**Stated goal**
Copy the data precisely, character for character, and leave out every picture.

── Dataset rows

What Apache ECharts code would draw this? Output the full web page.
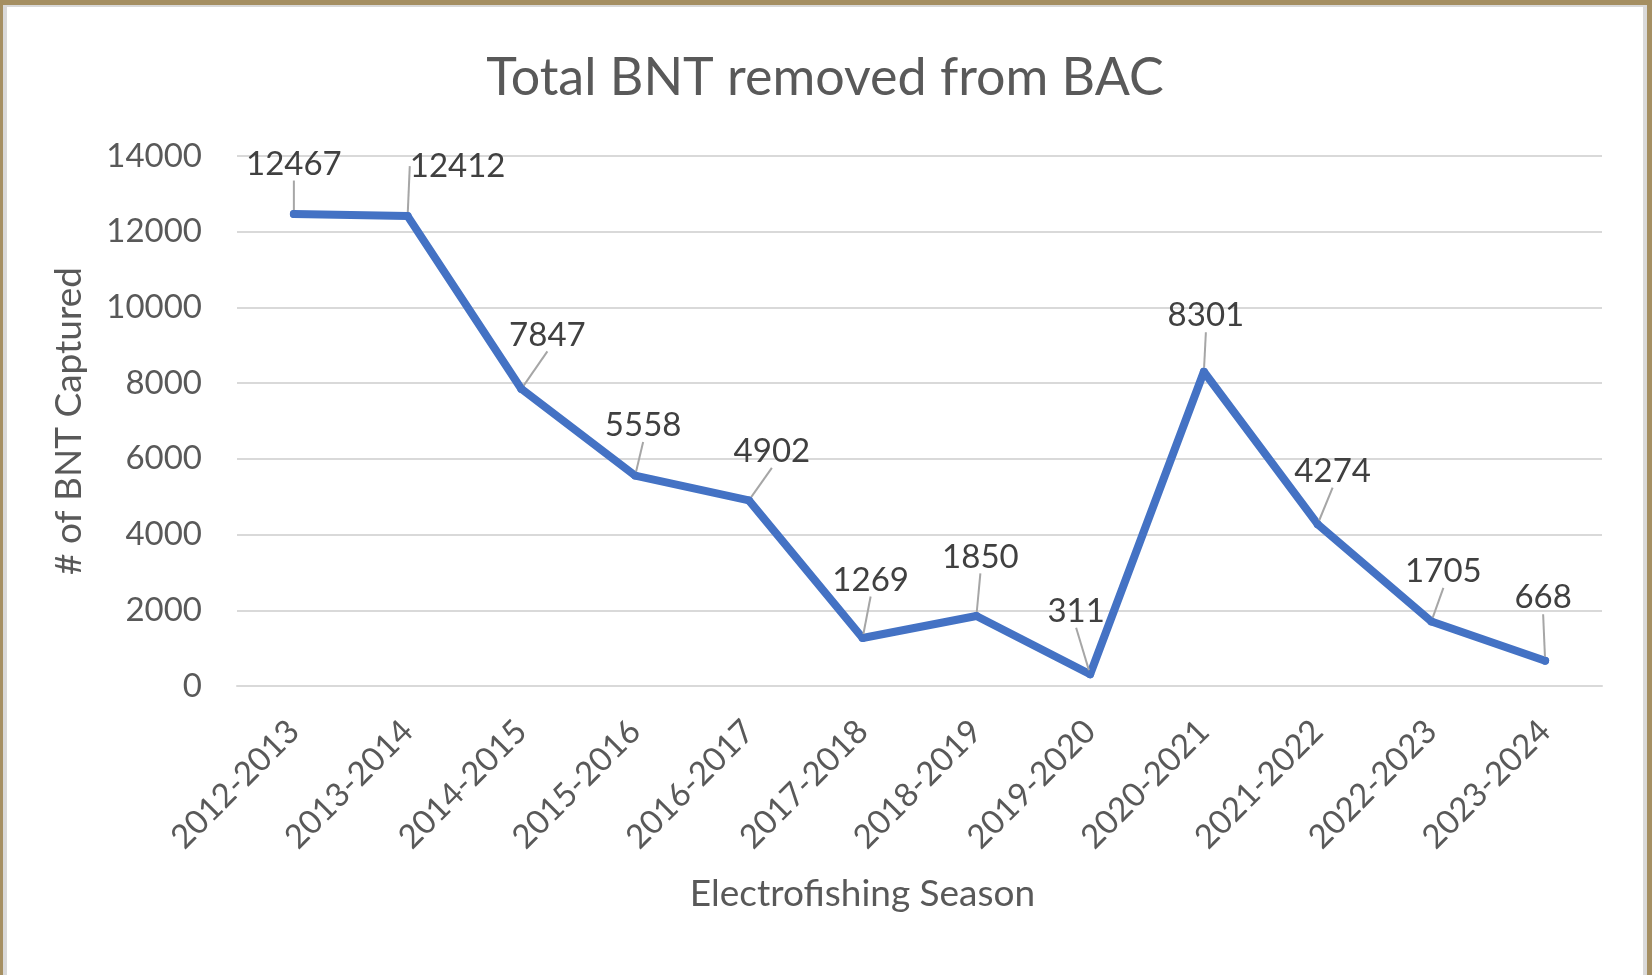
<!DOCTYPE html>
<html>
<head>
<meta charset="utf-8">
<script src="https://cdn.jsdelivr.net/npm/echarts@6/dist/echarts.min.js"></script>
<style>
  html, body { margin: 0; padding: 0; width: 1652px; height: 975px; overflow: hidden; background: #a58f62; }
  .frame { position: absolute; left: 3px; top: 5px; width: 1644px; height: 970px; background: #d9d9d9; }
  #main { position: absolute; left: 4px; top: 2px; width: 1636px; height: 968px; background: #fff; }
</style>
</head>
<body>
<div class="frame"><div id="main"></div></div>
<script>
// seasons and fish counts
var seasons = ['2012-2013', '2013-2014', '2014-2015', '2015-2016', '2016-2017', '2017-2018',
  '2018-2019', '2019-2020', '2020-2021', '2021-2022', '2022-2023', '2023-2024']
var captured = [12467, 12412, 7847, 5558, 4902, 1269, 1850, 311, 8301, 4274, 1705, 668]
var yTicks = [0, 2000, 4000, 6000, 8000, 10000, 12000, 14000]

// where each data label sits relative to its point (like the excel leader lines)
var labelNudge = [[0, -50], [50, -50], [26, -54], [8, -50], [23, -49], [8, -58],
  [4, -59], [-14, -63], [2, -56], [15, -53], [12, -50], [-2, -63]]

var txt = '#595959'
var font = 'Lato'

var myChart = echarts.init(document.getElementById('main'))

var option = {
  animation: false,
  title: {
    text: 'Total BNT removed from BAC',
    left: 'center',
    top: 40,
    textStyle: { fontFamily: font, fontSize: 52, fontWeight: 'normal', color: txt }
  },
  grid: { left: 230, right: 41, top: 149, bottom: 289 },
  xAxis: {
    type: 'category',
    data: seasons,
    name: 'Electrofishing Season',
    nameLocation: 'middle',
    nameGap: 190,
    nameTextStyle: { fontFamily: font, fontSize: 37, color: txt, padding: [0, 114, 0, 0] },
    axisLine: { lineStyle: { color: '#d9d9d9', width: 2 } },
    axisTick: { show: false },
    axisLabel: { rotate: 45, margin: 40, fontFamily: font, fontSize: 33, color: txt, interval: 0 }
  },
  yAxis: {
    type: 'value',
    min: yTicks[0],
    max: yTicks[yTicks.length - 1],
    interval: 2000,
    name: '# of BNT Captured',
    nameLocation: 'middle',
    nameGap: 149,
    nameTextStyle: { fontFamily: font, fontSize: 37, color: txt },
    axisLine: { show: false },
    axisTick: { show: false },
    axisLabel: {
      margin: 35,
      fontFamily: font,
      fontSize: 33,
      color: txt,
      formatter: function (v) { return String(v) }
    },
    splitLine: { lineStyle: { color: '#d9d9d9', width: 2 } }
  },
  series: [
    {
      type: 'line',
      data: captured,
      symbol: 'circle',
      symbolSize: 8,
      itemStyle: { color: '#4472c4' },
      lineStyle: { color: '#4472c4', width: 8, cap: 'round', join: 'round' },
      label: {
        show: true,
        position: 'inside',
        fontFamily: font,
        fontSize: 33,
        color: '#404040'
      },
      labelLine: {
        show: true,
        lineStyle: { color: '#a6a6a6', width: 2 }
      },
      labelLayout: function (params) {
        var n = labelNudge[params.dataIndex]
        return { dx: n[0], dy: n[1] }
      }
    }
  ]
}

myChart.setOption(option)
</script>
</body>
</html>
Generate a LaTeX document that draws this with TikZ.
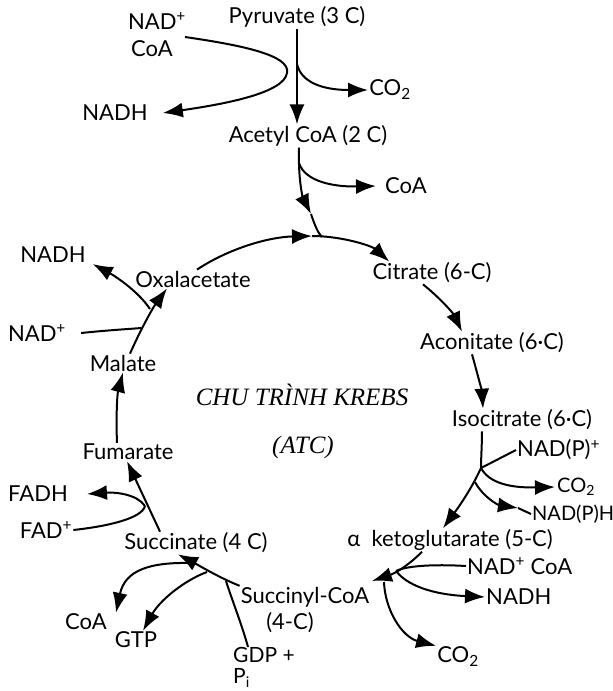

────

**Exercise answer**
What Apache ECharts code would draw this? Output the full web page.
<!DOCTYPE html>
<html>
<head>
<meta charset="utf-8">
<script src="https://cdn.jsdelivr.net/npm/echarts@6/dist/echarts.min.js"></script>
<style>
  html, body { margin: 0; padding: 0; width: 1652px; height: 975px; overflow: hidden; background: #a58f62; }
  .frame { position: absolute; left: 3px; top: 5px; width: 1644px; height: 970px; background: #d9d9d9; }
  #main { position: absolute; left: 4px; top: 2px; width: 1636px; height: 968px; background: #fff; }
</style>
</head>
<body>
<div class="frame"><div id="main"></div></div>
<script>
// seasons and fish counts
var seasons = ['2012-2013', '2013-2014', '2014-2015', '2015-2016', '2016-2017', '2017-2018',
  '2018-2019', '2019-2020', '2020-2021', '2021-2022', '2022-2023', '2023-2024']
var captured = [12467, 12412, 7847, 5558, 4902, 1269, 1850, 311, 8301, 4274, 1705, 668]
var yTicks = [0, 2000, 4000, 6000, 8000, 10000, 12000, 14000]

// where each data label sits relative to its point (like the excel leader lines)
var labelNudge = [[0, -50], [50, -50], [26, -54], [8, -50], [23, -49], [8, -58],
  [4, -59], [-14, -63], [2, -56], [15, -53], [12, -50], [-2, -63]]

var txt = '#595959'
var font = 'Lato'

var myChart = echarts.init(document.getElementById('main'))

var option = {
  animation: false,
  title: {
    text: 'Total BNT removed from BAC',
    left: 'center',
    top: 40,
    textStyle: { fontFamily: font, fontSize: 52, fontWeight: 'normal', color: txt }
  },
  grid: { left: 230, right: 41, top: 149, bottom: 289 },
  xAxis: {
    type: 'category',
    data: seasons,
    name: 'Electrofishing Season',
    nameLocation: 'middle',
    nameGap: 190,
    nameTextStyle: { fontFamily: font, fontSize: 37, color: txt, padding: [0, 114, 0, 0] },
    axisLine: { lineStyle: { color: '#d9d9d9', width: 2 } },
    axisTick: { show: false },
    axisLabel: { rotate: 45, margin: 40, fontFamily: font, fontSize: 33, color: txt, interval: 0 }
  },
  yAxis: {
    type: 'value',
    min: yTicks[0],
    max: yTicks[yTicks.length - 1],
    interval: 2000,
    name: '# of BNT Captured',
    nameLocation: 'middle',
    nameGap: 149,
    nameTextStyle: { fontFamily: font, fontSize: 37, color: txt },
    axisLine: { show: false },
    axisTick: { show: false },
    axisLabel: {
      margin: 35,
      fontFamily: font,
      fontSize: 33,
      color: txt,
      formatter: function (v) { return String(v) }
    },
    splitLine: { lineStyle: { color: '#d9d9d9', width: 2 } }
  },
  series: [
    {
      type: 'line',
      data: captured,
      symbol: 'circle',
      symbolSize: 8,
      itemStyle: { color: '#4472c4' },
      lineStyle: { color: '#4472c4', width: 8, cap: 'round', join: 'round' },
      label: {
        show: true,
        position: 'inside',
        fontFamily: font,
        fontSize: 33,
        color: '#404040'
      },
      labelLine: {
        show: true,
        lineStyle: { color: '#a6a6a6', width: 2 }
      },
      labelLayout: function (params) {
        var n = labelNudge[params.dataIndex]
        return { dx: n[0], dy: n[1] }
      }
    }
  ]
}

myChart.setOption(option)
</script>
</body>
</html>
Generate a LaTeX document that draws this with TikZ.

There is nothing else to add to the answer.